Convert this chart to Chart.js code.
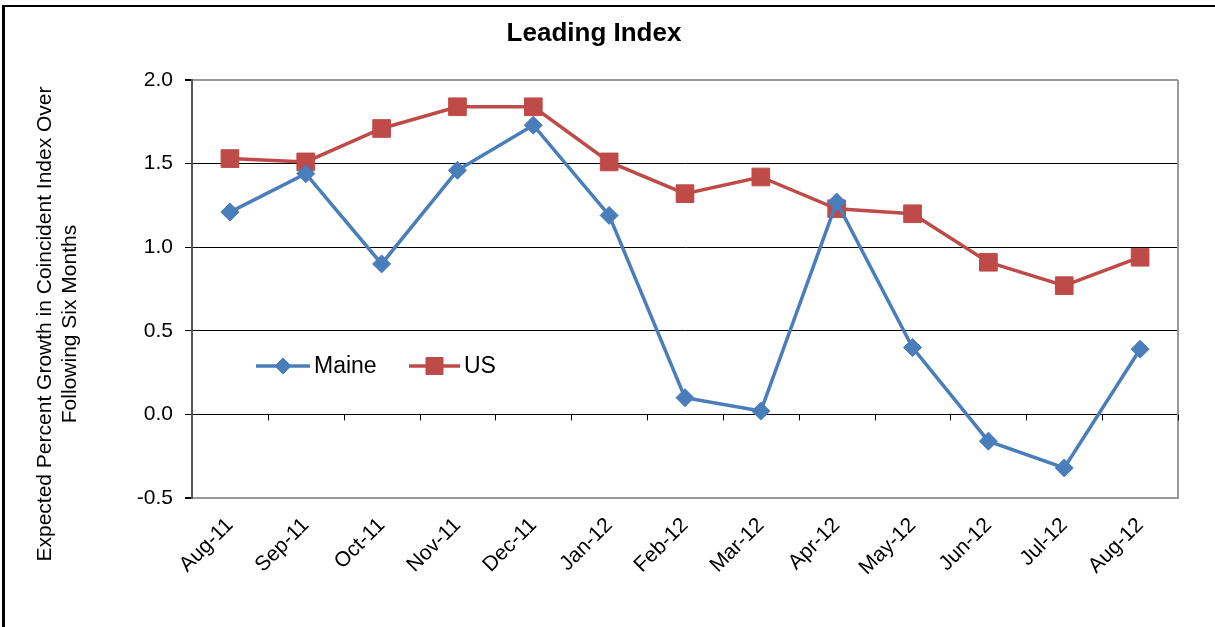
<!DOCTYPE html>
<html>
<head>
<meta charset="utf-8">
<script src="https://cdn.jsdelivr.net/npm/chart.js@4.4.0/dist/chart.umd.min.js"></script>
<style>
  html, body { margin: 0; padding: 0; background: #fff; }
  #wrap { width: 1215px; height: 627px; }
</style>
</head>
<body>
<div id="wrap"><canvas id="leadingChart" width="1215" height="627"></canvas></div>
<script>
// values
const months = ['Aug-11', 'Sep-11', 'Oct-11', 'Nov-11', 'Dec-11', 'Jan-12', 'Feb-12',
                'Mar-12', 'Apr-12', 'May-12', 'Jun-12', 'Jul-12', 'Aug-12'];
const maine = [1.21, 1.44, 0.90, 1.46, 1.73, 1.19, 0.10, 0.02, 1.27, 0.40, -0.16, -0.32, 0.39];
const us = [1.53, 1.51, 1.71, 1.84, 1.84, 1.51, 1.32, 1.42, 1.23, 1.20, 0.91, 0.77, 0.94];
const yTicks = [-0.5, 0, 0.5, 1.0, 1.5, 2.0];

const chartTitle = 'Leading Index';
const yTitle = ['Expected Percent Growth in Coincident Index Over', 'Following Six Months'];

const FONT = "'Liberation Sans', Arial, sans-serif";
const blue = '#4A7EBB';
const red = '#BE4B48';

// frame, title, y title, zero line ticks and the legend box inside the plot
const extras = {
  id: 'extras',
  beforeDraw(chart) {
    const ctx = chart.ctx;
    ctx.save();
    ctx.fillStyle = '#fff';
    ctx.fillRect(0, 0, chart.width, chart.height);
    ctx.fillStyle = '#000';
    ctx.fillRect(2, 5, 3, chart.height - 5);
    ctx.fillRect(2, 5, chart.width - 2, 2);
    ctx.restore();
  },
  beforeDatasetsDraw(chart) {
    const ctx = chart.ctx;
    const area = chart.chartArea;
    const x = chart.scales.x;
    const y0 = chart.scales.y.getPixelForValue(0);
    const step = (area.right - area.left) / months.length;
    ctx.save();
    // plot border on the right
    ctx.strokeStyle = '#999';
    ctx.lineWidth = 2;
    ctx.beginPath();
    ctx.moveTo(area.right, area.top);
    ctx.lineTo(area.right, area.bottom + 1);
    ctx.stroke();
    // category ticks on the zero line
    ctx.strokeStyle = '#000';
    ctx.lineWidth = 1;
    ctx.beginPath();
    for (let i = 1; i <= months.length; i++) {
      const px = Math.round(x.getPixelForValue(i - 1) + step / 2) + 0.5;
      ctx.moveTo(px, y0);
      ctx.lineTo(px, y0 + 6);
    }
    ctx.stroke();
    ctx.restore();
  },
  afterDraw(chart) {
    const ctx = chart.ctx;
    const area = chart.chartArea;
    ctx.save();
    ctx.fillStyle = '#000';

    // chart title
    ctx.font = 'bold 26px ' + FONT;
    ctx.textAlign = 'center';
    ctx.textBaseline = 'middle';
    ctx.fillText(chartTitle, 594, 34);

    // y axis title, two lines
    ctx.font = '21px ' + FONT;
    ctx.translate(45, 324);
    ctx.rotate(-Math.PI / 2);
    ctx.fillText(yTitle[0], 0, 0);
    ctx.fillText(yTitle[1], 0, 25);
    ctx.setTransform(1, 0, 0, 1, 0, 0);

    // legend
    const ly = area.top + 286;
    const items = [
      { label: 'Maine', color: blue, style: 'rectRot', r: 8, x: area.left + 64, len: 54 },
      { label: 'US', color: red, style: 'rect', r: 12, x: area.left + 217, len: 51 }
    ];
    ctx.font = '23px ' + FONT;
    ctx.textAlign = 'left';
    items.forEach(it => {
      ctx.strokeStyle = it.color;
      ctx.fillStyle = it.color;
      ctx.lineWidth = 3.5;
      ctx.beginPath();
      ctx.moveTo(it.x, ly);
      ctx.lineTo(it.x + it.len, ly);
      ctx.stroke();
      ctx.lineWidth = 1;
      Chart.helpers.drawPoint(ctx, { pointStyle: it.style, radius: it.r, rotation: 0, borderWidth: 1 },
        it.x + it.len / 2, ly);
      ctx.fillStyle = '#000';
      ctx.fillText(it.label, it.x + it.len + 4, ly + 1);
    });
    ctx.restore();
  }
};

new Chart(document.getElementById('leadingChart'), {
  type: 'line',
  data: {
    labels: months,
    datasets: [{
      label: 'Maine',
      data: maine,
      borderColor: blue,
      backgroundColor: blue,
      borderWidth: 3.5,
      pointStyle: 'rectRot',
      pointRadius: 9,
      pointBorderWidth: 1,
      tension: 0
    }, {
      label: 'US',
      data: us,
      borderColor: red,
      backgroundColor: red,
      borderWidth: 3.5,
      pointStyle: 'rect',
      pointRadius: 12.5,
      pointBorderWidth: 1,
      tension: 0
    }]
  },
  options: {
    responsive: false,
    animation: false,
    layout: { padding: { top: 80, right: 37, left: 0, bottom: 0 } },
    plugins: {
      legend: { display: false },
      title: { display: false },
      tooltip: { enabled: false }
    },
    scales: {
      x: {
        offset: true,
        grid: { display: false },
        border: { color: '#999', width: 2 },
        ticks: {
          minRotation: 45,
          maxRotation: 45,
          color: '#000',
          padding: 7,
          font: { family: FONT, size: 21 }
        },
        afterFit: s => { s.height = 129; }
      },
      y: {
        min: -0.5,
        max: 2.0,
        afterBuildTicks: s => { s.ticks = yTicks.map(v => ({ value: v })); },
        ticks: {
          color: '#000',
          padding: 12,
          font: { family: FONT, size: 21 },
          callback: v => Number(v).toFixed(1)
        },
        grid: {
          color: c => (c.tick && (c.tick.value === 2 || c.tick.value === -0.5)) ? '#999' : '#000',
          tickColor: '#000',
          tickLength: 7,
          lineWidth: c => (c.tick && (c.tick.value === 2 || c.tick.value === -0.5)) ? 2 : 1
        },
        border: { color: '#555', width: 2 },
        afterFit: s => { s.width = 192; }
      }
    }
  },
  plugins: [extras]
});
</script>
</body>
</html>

════════

**Goal of the exercise:**
Leave out any pictures and return exactly the lines from the beginning of the data through the line with "const red = '#BE4B48';", inclusive.

**Finished exercise:**
Convert this chart to Chart.js code.
<!DOCTYPE html>
<html>
<head>
<meta charset="utf-8">
<script src="https://cdn.jsdelivr.net/npm/chart.js@4.4.0/dist/chart.umd.min.js"></script>
<style>
  html, body { margin: 0; padding: 0; background: #fff; }
  #wrap { width: 1215px; height: 627px; }
</style>
</head>
<body>
<div id="wrap"><canvas id="leadingChart" width="1215" height="627"></canvas></div>
<script>
// values
const months = ['Aug-11', 'Sep-11', 'Oct-11', 'Nov-11', 'Dec-11', 'Jan-12', 'Feb-12',
                'Mar-12', 'Apr-12', 'May-12', 'Jun-12', 'Jul-12', 'Aug-12'];
const maine = [1.21, 1.44, 0.90, 1.46, 1.73, 1.19, 0.10, 0.02, 1.27, 0.40, -0.16, -0.32, 0.39];
const us = [1.53, 1.51, 1.71, 1.84, 1.84, 1.51, 1.32, 1.42, 1.23, 1.20, 0.91, 0.77, 0.94];
const yTicks = [-0.5, 0, 0.5, 1.0, 1.5, 2.0];

const chartTitle = 'Leading Index';
const yTitle = ['Expected Percent Growth in Coincident Index Over', 'Following Six Months'];

const FONT = "'Liberation Sans', Arial, sans-serif";
const blue = '#4A7EBB';
const red = '#BE4B48';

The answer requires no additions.